## SHORT PROBLEM
Nothing outside the range is to be copied. From the entries below, reproduce exactly the lines starting at the one with "What seaborn and" and ending at the one with "fill=False, color=color, hatch=hatch, linewidth=1.1, ax=ax)", without pictures.
— begin RECORDS TO USE —
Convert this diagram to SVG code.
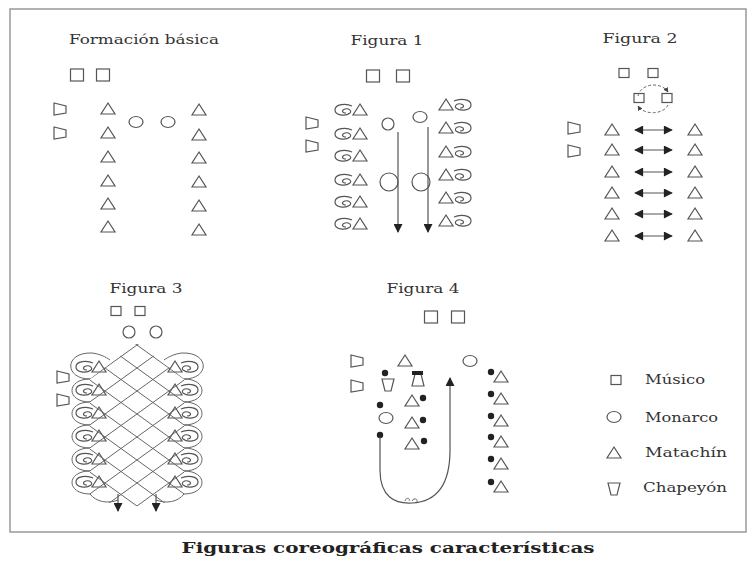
— end RECORDS TO USE —
— begin RECORDS TO USE —
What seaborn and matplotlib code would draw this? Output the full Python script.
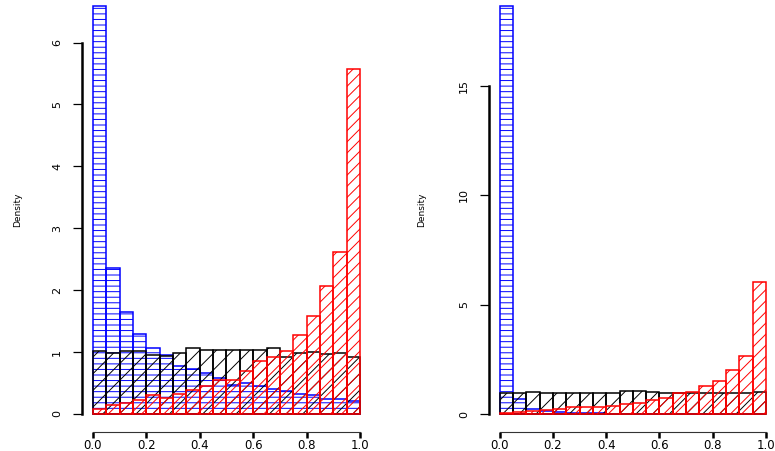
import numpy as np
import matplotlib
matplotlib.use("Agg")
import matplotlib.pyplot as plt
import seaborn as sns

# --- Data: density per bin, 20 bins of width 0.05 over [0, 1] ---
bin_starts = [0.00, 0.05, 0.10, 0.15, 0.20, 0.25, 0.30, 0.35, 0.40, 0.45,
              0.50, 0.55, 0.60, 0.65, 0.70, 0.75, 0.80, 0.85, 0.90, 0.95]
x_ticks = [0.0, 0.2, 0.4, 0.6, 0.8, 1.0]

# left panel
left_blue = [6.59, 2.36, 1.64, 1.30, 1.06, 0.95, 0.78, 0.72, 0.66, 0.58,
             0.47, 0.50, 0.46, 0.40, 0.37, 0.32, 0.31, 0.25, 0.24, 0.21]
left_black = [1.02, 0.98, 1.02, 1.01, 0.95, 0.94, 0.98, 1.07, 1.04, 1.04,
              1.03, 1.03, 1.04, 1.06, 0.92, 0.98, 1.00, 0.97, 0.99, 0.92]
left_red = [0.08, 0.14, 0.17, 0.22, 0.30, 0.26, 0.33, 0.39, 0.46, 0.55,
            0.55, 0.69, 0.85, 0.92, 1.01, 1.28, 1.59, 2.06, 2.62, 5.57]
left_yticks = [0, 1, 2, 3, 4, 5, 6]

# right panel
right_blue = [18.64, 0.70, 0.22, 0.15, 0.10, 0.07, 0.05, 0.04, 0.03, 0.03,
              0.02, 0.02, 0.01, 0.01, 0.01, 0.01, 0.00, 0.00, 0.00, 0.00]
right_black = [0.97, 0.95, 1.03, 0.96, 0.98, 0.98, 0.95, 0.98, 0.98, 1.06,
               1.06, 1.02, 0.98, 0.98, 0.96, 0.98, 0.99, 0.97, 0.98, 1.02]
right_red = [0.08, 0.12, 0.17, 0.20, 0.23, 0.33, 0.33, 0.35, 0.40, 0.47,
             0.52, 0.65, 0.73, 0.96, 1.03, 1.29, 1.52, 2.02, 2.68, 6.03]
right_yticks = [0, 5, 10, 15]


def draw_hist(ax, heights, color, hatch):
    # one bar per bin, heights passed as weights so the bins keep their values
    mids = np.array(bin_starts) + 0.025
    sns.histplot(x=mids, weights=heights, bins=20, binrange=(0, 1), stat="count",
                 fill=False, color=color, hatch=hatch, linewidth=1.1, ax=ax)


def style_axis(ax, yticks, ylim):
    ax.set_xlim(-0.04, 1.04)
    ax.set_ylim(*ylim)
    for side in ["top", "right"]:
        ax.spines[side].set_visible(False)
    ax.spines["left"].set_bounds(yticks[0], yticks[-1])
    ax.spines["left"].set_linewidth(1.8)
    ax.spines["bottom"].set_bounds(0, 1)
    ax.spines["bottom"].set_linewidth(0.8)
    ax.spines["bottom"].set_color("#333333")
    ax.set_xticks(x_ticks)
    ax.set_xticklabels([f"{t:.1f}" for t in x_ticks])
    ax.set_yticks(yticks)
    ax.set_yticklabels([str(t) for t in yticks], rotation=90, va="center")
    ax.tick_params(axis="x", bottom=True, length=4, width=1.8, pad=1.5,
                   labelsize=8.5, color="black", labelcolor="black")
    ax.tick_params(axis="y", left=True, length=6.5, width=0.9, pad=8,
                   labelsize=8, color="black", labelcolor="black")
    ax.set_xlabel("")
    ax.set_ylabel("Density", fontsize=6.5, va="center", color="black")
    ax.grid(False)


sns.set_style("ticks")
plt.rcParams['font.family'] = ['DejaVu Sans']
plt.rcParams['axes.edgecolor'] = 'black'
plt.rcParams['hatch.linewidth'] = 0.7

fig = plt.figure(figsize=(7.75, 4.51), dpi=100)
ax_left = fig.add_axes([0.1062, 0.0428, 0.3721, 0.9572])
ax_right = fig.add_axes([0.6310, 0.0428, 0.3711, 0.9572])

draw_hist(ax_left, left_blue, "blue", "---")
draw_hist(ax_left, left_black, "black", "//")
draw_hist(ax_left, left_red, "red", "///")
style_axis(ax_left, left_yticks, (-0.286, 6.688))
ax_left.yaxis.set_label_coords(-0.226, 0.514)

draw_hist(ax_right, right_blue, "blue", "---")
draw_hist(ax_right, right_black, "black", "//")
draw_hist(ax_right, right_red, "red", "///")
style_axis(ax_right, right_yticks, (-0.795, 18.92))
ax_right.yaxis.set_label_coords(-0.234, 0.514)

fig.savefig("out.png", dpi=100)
— end RECORDS TO USE —
— begin RECORDS TO USE —
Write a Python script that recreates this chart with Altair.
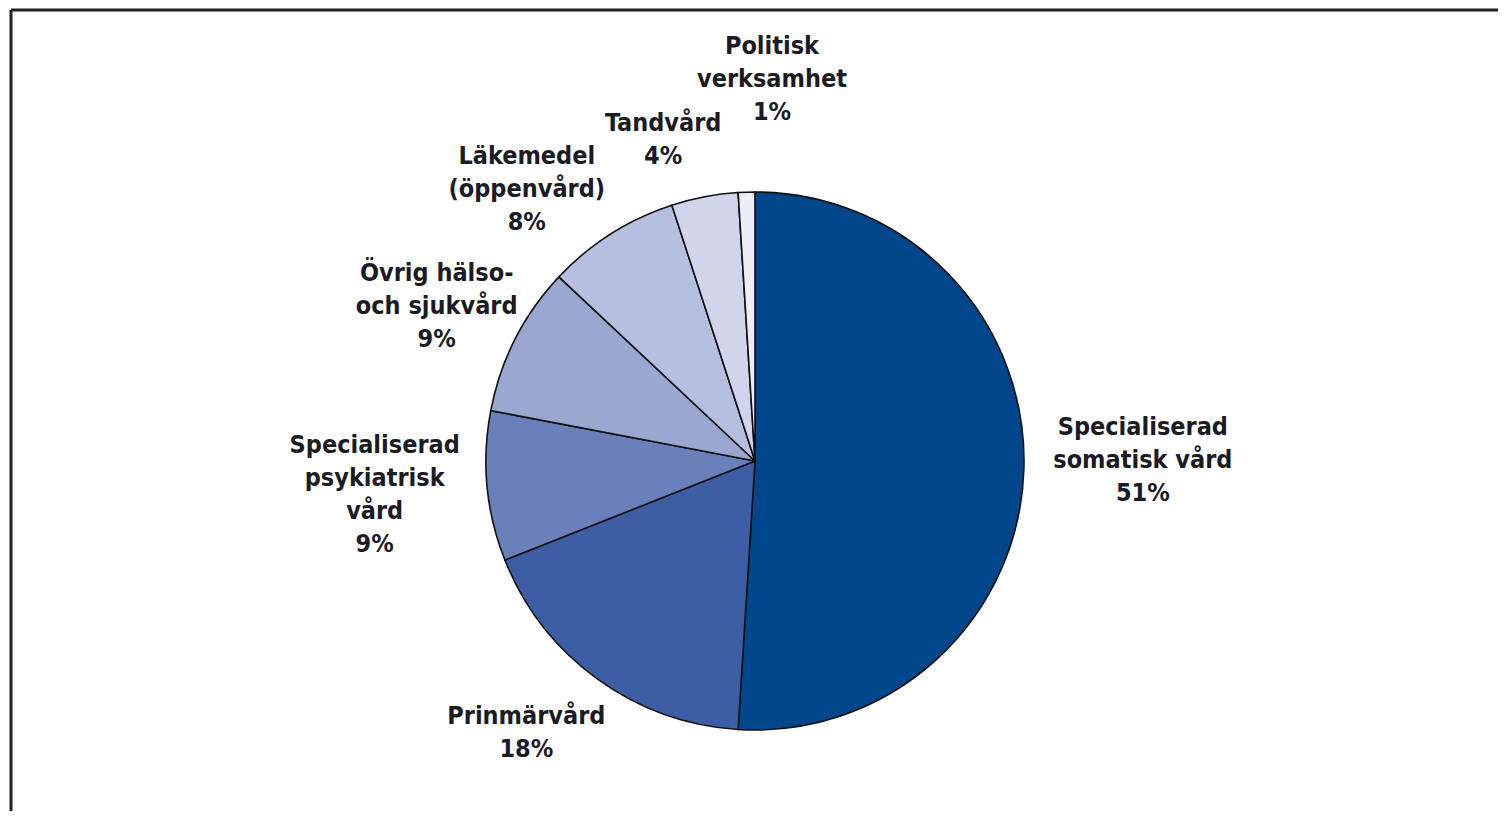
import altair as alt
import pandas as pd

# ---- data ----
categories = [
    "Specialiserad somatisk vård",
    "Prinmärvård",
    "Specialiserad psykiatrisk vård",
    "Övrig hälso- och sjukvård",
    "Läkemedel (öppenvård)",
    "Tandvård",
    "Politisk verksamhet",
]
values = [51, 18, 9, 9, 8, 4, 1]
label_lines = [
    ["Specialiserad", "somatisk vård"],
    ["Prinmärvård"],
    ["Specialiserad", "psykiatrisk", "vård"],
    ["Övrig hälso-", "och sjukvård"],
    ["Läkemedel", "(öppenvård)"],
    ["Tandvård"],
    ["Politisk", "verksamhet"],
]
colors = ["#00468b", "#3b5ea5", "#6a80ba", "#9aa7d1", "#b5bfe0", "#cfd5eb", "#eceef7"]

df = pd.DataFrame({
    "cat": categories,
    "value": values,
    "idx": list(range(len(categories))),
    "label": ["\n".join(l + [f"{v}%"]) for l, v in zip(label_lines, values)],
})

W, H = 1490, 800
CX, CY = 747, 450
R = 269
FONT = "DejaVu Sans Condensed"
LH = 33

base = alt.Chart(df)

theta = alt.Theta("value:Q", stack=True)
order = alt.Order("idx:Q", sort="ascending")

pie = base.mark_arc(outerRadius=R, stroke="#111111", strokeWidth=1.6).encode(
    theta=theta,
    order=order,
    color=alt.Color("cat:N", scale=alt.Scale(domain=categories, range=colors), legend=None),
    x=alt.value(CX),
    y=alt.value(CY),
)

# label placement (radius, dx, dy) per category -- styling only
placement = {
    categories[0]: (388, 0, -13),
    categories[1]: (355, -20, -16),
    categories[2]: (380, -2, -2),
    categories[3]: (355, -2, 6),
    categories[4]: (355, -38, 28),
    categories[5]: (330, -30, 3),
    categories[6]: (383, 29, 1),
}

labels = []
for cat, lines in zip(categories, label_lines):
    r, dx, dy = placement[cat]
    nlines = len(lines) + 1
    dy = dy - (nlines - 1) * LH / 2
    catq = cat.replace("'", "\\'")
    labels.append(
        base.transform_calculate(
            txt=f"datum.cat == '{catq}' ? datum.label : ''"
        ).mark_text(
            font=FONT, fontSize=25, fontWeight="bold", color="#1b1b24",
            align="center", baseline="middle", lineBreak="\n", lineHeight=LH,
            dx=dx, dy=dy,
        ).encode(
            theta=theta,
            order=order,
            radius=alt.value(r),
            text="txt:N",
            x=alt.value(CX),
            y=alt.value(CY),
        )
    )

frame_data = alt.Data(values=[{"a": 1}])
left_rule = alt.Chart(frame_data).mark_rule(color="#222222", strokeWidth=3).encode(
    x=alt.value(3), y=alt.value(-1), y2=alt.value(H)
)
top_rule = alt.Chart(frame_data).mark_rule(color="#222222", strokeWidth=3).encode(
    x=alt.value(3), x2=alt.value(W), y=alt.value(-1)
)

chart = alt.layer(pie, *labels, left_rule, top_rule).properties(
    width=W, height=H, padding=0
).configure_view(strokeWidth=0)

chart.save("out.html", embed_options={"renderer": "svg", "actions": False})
— end RECORDS TO USE —
## ANSWER TO THE TASK
What seaborn and matplotlib code would draw this? Output the full Python script.
import numpy as np
import matplotlib
matplotlib.use("Agg")
import matplotlib.pyplot as plt
import seaborn as sns

# --- Data: density per bin, 20 bins of width 0.05 over [0, 1] ---
bin_starts = [0.00, 0.05, 0.10, 0.15, 0.20, 0.25, 0.30, 0.35, 0.40, 0.45,
              0.50, 0.55, 0.60, 0.65, 0.70, 0.75, 0.80, 0.85, 0.90, 0.95]
x_ticks = [0.0, 0.2, 0.4, 0.6, 0.8, 1.0]

# left panel
left_blue = [6.59, 2.36, 1.64, 1.30, 1.06, 0.95, 0.78, 0.72, 0.66, 0.58,
             0.47, 0.50, 0.46, 0.40, 0.37, 0.32, 0.31, 0.25, 0.24, 0.21]
left_black = [1.02, 0.98, 1.02, 1.01, 0.95, 0.94, 0.98, 1.07, 1.04, 1.04,
              1.03, 1.03, 1.04, 1.06, 0.92, 0.98, 1.00, 0.97, 0.99, 0.92]
left_red = [0.08, 0.14, 0.17, 0.22, 0.30, 0.26, 0.33, 0.39, 0.46, 0.55,
            0.55, 0.69, 0.85, 0.92, 1.01, 1.28, 1.59, 2.06, 2.62, 5.57]
left_yticks = [0, 1, 2, 3, 4, 5, 6]

# right panel
right_blue = [18.64, 0.70, 0.22, 0.15, 0.10, 0.07, 0.05, 0.04, 0.03, 0.03,
              0.02, 0.02, 0.01, 0.01, 0.01, 0.01, 0.00, 0.00, 0.00, 0.00]
right_black = [0.97, 0.95, 1.03, 0.96, 0.98, 0.98, 0.95, 0.98, 0.98, 1.06,
               1.06, 1.02, 0.98, 0.98, 0.96, 0.98, 0.99, 0.97, 0.98, 1.02]
right_red = [0.08, 0.12, 0.17, 0.20, 0.23, 0.33, 0.33, 0.35, 0.40, 0.47,
             0.52, 0.65, 0.73, 0.96, 1.03, 1.29, 1.52, 2.02, 2.68, 6.03]
right_yticks = [0, 5, 10, 15]


def draw_hist(ax, heights, color, hatch):
    # one bar per bin, heights passed as weights so the bins keep their values
    mids = np.array(bin_starts) + 0.025
    sns.histplot(x=mids, weights=heights, bins=20, binrange=(0, 1), stat="count",
                 fill=False, color=color, hatch=hatch, linewidth=1.1, ax=ax)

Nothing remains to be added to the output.